Alors qu'un nombre croissant de médias internet s'interrogent sur le bien-fondé de l'anonymat sur la toile, accusé de favoriser les dérives agressives ou racistes, le forum 4chan le revendique au contraire comme une indispensable garantie de créativité.

Rester anonyme en ligne permet aux gens de se lancer, sans peur de l'échec ou des critiques, a fait valoir le fondateur de ce site culte de l'internet anglophone, Christopher Poole, surnommé «moot», lors du festival musical et technophile South By Southwest qui a fermé ses portes mardi au Texas.

«L'échec peut vraiment coûter cher quand on est identifié par son vrai nom», selon M. Poole.

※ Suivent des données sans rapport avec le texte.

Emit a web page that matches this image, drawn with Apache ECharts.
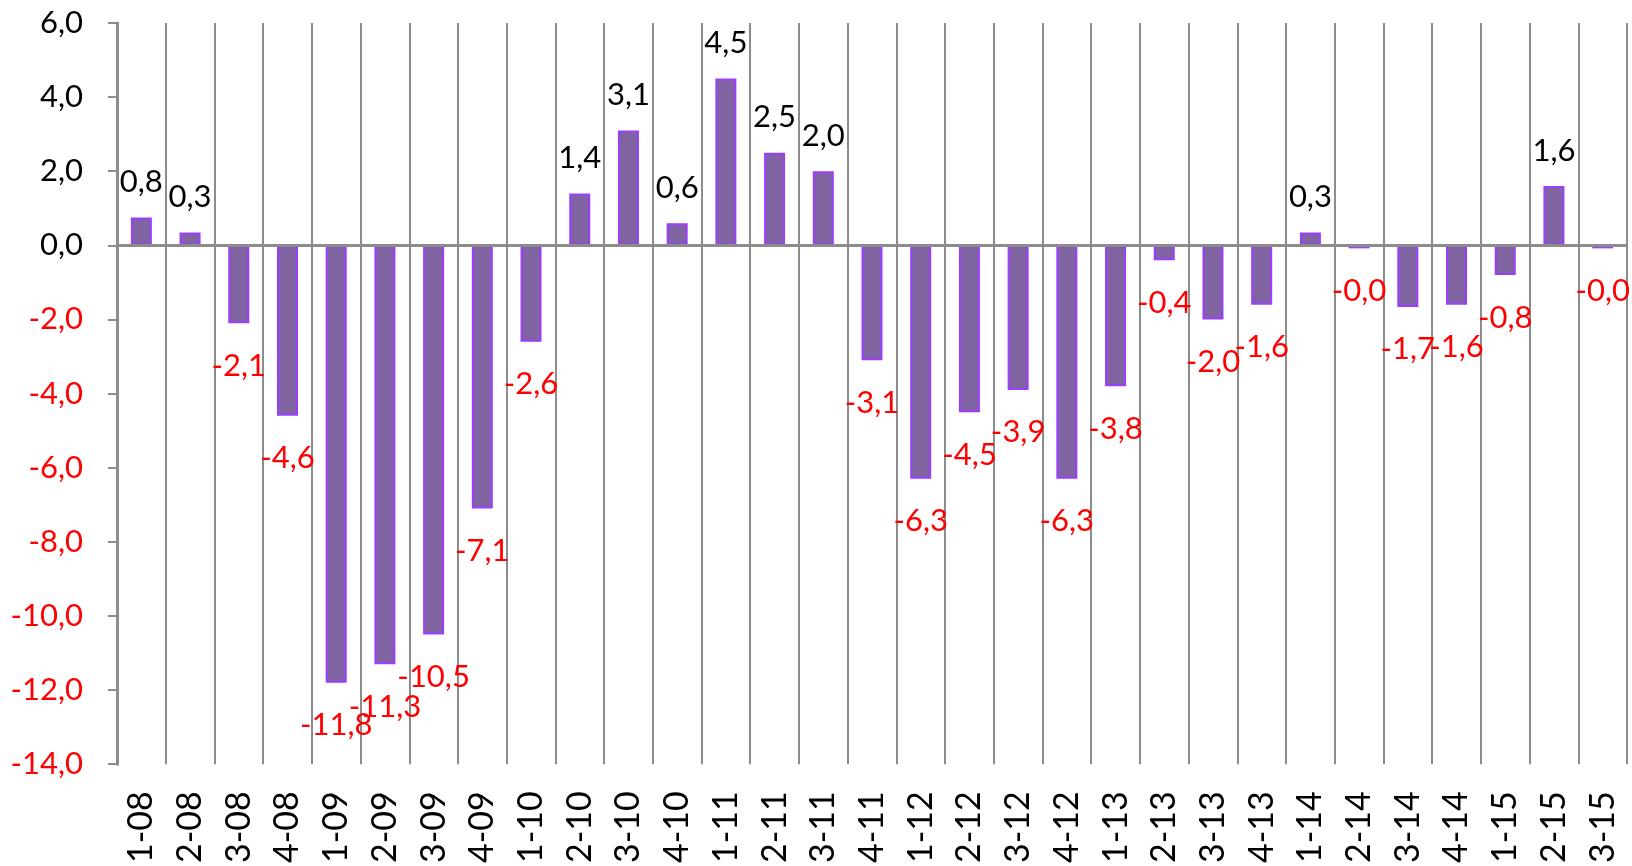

À contrario, «l'anonymat permet aux gens de tâtonner tant qu'ils veulent, sans peur», dit-il, assurant que «l'anonymat, c'est l'authenticité».

Selon lui, le modèle retenu pour Facebook, qui propose à chacun de s'en tenir à une identité sur le web, est «totalement dans le faux» et prive la vie en ligne de «l'innocence de la jeunesse». «Sur 4chan les gens sont jugés par l'esprit de leurs contributions, non selon qui ils sont», ajoute M. Poole.

4chan s'est fait connaître notamment comme le berceau des pirates Anonymous, actifs notamment dans la défense du site WikiLeaks.

Il comporte plusieurs sections, parmi lesquelles des sites de partage d'images et de dessins, parfois à connotation pornographique, et un site de discussions.

«4chan est le côté sombre d'internet», estime M. Poole pour présenter le site, lancé à l'origine en 2003 par et pour les amateurs de la culture japonaise en général et des mangas en particulier.

«C'est le pouls (d'internet), connu pour ses mèmes (concepts rencontrant rapidement une grande popularité sur l'internet) et ses exploits, pour l'activisme», a-t-il précisé. «Je ne conseille pas d'aller farfouiller (sur le site) sans savoir sur quoi on clique».

Selon lui, environ 16 000 personnes surveillent chaque jour les forums 4chan -qui non seulement n'identifient pas leurs utilisateurs, mais ne gardent même aucunes archives des commentaires laissés par les visiteurs.

«C'est une cascade infinie de contenus qui apparaissent et disparaissent du site», dit M. Poole, «ce qui mène à cette idée de la survie du plus fort, où ce qui trouve un écho dans la communauté reste sur le site, tandis que le reste tombe dans l'abîme».

Le dernier projet en date de M. Poole s'appelle Canvas, mais il déroge au règne de l'anonymat. La version pilote est en phase de test sur Facebook, et les utilisateurs doivent obtenir une invitation spécifique.

«C'est un peu nécessaire», concède M. Poole, «c'est une façon d'exclure (...) les gens qui viennent pour faire des embrouilles».

Canvas, un forum où chacun peut «trouver et manipuler» des images mises en ligne par d'autres: «un site formidable où les gens jouent, partagent, collaborent et passent du temps» selon M. Poole, montrant par exemple, une photo du crooner adolescent Justin Bieber, affublé d'un affreux double menton.